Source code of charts

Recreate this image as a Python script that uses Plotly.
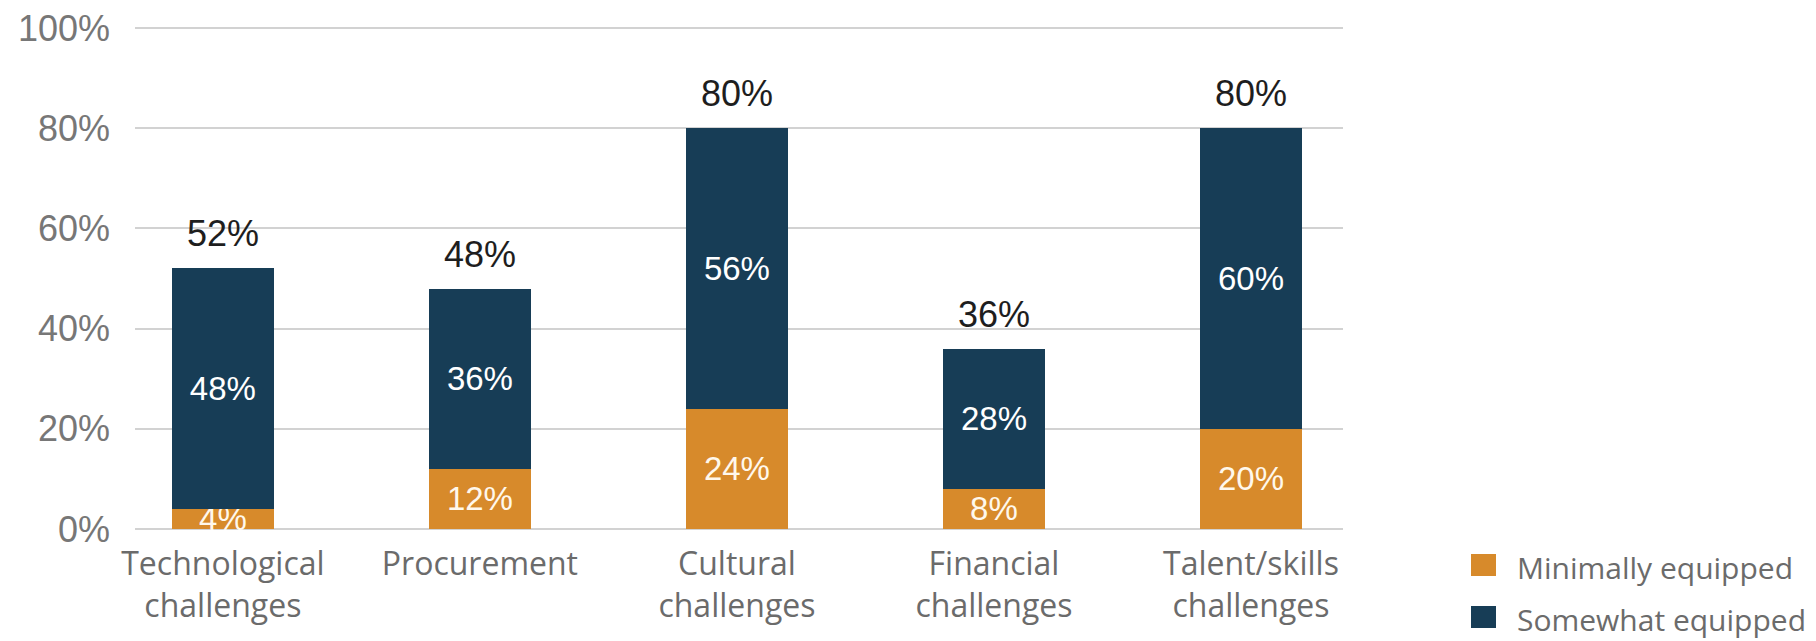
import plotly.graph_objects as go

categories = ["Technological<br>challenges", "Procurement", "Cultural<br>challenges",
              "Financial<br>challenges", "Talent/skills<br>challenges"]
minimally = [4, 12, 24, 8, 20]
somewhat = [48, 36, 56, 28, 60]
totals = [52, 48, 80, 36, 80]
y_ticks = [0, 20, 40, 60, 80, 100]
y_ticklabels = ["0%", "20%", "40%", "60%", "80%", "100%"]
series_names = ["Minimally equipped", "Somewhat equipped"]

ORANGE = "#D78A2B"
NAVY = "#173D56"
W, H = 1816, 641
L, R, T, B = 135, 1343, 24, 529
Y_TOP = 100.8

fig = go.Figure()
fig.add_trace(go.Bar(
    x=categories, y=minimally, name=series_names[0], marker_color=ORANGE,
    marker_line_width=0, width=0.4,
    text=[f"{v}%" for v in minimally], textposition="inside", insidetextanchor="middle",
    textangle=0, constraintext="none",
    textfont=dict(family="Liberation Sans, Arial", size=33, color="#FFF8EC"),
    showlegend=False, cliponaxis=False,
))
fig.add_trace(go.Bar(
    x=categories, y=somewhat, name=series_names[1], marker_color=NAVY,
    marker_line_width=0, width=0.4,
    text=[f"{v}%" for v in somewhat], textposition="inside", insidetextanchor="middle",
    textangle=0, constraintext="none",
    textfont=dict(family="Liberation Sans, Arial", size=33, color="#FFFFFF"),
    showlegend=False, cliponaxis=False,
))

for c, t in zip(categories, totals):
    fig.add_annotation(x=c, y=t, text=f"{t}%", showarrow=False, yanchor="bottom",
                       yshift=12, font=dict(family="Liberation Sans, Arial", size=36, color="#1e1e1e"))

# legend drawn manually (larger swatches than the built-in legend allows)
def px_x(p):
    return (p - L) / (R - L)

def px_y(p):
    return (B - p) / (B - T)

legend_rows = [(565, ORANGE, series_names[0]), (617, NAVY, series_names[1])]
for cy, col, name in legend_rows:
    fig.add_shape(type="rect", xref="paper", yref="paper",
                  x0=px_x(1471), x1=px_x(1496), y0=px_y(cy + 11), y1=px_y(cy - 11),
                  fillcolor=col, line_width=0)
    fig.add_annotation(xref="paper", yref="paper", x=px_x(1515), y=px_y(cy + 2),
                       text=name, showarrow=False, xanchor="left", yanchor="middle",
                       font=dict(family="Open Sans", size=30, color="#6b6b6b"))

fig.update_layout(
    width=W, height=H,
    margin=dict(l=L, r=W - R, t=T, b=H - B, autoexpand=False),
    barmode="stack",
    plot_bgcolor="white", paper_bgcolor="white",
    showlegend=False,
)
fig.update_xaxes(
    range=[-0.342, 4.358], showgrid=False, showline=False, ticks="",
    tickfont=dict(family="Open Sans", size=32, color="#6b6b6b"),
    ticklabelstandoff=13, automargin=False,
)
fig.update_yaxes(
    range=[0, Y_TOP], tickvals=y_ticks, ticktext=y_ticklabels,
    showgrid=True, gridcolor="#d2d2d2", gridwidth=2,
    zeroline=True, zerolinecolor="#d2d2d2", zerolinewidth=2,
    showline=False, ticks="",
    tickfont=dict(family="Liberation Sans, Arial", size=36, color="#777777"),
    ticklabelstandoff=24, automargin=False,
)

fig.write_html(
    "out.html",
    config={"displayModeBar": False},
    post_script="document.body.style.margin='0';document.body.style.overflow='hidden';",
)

...

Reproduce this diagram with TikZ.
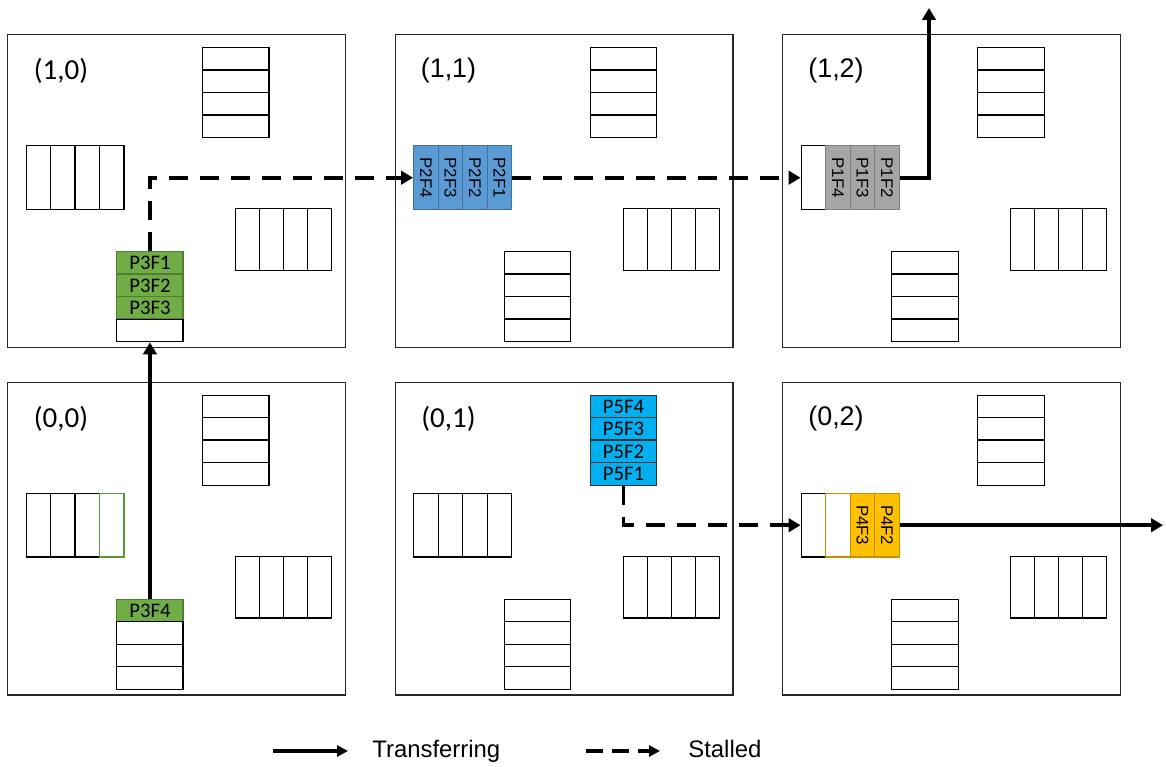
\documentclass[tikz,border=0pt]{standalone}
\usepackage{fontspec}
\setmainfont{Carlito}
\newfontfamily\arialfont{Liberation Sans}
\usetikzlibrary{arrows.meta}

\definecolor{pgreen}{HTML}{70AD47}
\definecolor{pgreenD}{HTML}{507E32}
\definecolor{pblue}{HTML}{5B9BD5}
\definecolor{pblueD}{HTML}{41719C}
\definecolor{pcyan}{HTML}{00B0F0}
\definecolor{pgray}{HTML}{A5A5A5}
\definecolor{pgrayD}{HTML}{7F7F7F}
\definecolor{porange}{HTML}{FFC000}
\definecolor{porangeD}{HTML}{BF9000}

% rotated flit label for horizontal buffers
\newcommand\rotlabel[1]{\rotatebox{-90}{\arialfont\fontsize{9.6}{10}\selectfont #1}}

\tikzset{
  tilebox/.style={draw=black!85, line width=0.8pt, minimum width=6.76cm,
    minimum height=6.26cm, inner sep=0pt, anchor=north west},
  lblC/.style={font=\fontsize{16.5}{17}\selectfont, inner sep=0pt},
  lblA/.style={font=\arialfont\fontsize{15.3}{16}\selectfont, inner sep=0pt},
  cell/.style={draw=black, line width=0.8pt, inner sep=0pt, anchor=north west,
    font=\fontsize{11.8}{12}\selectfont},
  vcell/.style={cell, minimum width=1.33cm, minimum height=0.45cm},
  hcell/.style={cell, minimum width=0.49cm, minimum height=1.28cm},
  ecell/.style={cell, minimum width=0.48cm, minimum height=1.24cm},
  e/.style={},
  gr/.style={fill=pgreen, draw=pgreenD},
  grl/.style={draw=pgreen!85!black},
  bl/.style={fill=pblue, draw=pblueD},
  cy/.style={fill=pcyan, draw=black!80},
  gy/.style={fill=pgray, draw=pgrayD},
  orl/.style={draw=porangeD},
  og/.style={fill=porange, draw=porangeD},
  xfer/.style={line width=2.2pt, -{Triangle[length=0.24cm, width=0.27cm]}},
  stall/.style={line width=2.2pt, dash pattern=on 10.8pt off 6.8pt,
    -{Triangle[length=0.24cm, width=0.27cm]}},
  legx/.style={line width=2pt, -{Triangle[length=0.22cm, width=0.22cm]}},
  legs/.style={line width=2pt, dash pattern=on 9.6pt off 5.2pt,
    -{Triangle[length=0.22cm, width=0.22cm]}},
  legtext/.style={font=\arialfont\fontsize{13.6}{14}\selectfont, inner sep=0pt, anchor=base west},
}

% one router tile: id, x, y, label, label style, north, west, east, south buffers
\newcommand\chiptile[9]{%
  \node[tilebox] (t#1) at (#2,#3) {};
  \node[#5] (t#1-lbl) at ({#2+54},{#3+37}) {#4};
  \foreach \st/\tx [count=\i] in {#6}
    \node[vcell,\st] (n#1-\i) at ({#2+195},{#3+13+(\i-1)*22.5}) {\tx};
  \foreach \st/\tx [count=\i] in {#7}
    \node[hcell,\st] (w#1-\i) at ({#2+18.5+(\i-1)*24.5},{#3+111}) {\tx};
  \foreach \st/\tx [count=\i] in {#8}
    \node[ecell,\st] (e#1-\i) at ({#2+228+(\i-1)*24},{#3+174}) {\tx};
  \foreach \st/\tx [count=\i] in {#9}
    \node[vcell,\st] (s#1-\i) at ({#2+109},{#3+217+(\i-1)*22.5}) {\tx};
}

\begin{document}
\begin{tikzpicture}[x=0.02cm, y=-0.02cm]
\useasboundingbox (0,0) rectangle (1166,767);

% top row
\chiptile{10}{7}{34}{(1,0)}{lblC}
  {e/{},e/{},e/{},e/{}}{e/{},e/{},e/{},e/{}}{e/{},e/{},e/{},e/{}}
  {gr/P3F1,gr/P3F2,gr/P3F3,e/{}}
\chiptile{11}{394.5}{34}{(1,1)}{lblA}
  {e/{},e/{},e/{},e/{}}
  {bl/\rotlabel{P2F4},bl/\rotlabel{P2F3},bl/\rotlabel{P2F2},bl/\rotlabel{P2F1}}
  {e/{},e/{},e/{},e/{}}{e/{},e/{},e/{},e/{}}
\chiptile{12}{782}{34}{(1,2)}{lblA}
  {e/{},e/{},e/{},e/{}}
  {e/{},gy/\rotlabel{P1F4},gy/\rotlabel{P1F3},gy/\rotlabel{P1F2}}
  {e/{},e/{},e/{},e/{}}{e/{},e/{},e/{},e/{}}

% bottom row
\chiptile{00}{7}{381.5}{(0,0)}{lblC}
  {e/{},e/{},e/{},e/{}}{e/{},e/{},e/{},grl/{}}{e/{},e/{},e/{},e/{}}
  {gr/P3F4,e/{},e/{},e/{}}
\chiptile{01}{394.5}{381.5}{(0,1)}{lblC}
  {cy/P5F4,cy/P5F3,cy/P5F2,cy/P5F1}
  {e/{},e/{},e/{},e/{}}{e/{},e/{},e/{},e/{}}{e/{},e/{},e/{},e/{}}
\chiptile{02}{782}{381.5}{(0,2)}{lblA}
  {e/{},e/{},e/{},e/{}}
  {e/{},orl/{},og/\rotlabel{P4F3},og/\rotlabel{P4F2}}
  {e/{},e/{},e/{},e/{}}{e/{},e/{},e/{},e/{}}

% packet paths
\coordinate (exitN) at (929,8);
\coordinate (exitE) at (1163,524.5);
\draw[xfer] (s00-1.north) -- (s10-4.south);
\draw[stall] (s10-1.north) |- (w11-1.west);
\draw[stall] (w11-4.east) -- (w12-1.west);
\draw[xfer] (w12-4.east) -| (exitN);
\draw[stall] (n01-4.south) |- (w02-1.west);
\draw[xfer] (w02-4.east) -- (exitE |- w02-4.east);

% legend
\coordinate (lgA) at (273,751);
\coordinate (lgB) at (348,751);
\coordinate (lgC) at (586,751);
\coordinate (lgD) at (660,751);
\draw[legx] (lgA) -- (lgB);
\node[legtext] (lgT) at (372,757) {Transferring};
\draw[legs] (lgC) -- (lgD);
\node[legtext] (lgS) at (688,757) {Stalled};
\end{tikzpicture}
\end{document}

* _WRITTEN PROBLEM_
Set down, word for word, the lines from the one holding "Recreate this image" through the one holding "Y_TOP = 100.8". Skip the pictures.

* _RESULT_
Recreate this image as a Python script that uses Plotly.
import plotly.graph_objects as go

categories = ["Technological<br>challenges", "Procurement", "Cultural<br>challenges",
              "Financial<br>challenges", "Talent/skills<br>challenges"]
minimally = [4, 12, 24, 8, 20]
somewhat = [48, 36, 56, 28, 60]
totals = [52, 48, 80, 36, 80]
y_ticks = [0, 20, 40, 60, 80, 100]
y_ticklabels = ["0%", "20%", "40%", "60%", "80%", "100%"]
series_names = ["Minimally equipped", "Somewhat equipped"]

ORANGE = "#D78A2B"
NAVY = "#173D56"
W, H = 1816, 641
L, R, T, B = 135, 1343, 24, 529
Y_TOP = 100.8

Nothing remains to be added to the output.